Frances A. Yates est l’historienne qui a le mieux parlé de Camillo selon
moi dans L'Art de la mémoire (quoique Paolo Rossi dans Clavis
universalis et Lina Bolzoni dans La
chambre de la mémoire lui ait consacré des analyses tout à fait
passionnantes) et j’utiliserai donc ses informations.
Malgré la nature fragmentaire de ses réalisations, ou peut-être à cause
d'elle, la réputation de Giulio Camillo ne diminua pas à sa mort ; au
contraire, elle brilla avec plus d'éclat que jamais. En 1552, Ludovico Dolce,
écrivain populaire doué d'un sens aigu de ce qui pouvait intéresser le public, écrivit
une préface pour un recueil des œuvres, plutôt peu abondantes, de Camillo ; il
y regrette la mort prématurée de ce génie qui, comme Pic de la Mirandole, n'a
pas achevé son œuvre et n'a pas produit tout le fruit de son « intelligence
plus divine qu'humaine ». Dans un discours tenu à Bologne en 1588, il exalta
les philosophies de Trismégiste, Pythagore, Platon, Pic de la Mirandole,
auxquelles il joignait le Théâtre de Giulio Camillo.

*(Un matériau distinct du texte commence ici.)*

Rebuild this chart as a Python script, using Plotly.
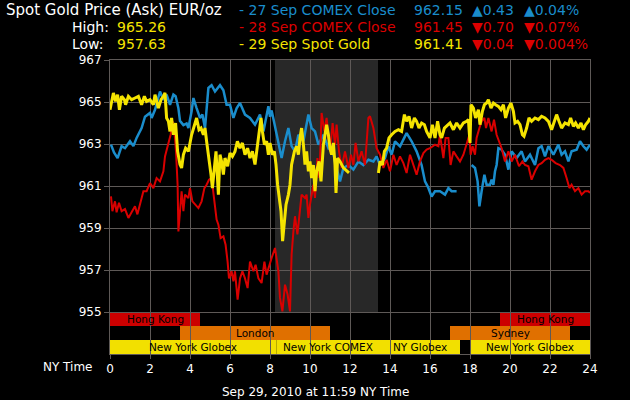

En 1578, J. M. Toscanus publia à Paris son Peplus Italiae, série de poèmes en latin sur des Italiens célèbres;
l'un d'entre eux est consacré à Camillo, au prodigieux Théâtre duquel les sept merveilles du monde
doivent rendre hommage. Une note du poème dit que Camillo connaissait très bien
les traditions mystiques des Hébreux, qu'on appelle la cabale, ainsi que les
philosophies des Égyptiens, des pythagoriciens et des platoniciens
Par « philosophies des Egyptiens », la Renaissance entendait avant tout les
écrits supposés d'Hermès, ou Mercure, Trismégiste, c'est-à-dire le Corpus hermeticum et L’Asclepius sur lesquels Ficin avait si
profondément médité. Pic de la Mirandole y avait ajouté les mystères de la
cabale juive. Ce n'est pas un hasard si les admirateurs de Camillo associent si
souvent son nom à celui de Pic de la Mirandole, car il appartenait complètement
et avec enthousiasme à la tradition hermético-cabalistique fondée par Pic. La
grande œuvre de sa vie était d'adapter cette tradition à l'art classique de la
mémoire.
Quand, vers la fin de sa vie, Camillo se trouvait à Milan au service de Del
Vasto, il consacra sept matinées à dicter à Girolamo Muzio une esquisse de son
Théâtre. Après sa mort, le manuscrit passa entre d’autres mains et il fut
publié à Florence et à Venise en 1550 sous le titre L'Idea del Theatro dell' eccellen. M Giulio Camillo. C'est
cet ouvrage qui nous permet de reconstruire le Théâtre dans une certaine mesure.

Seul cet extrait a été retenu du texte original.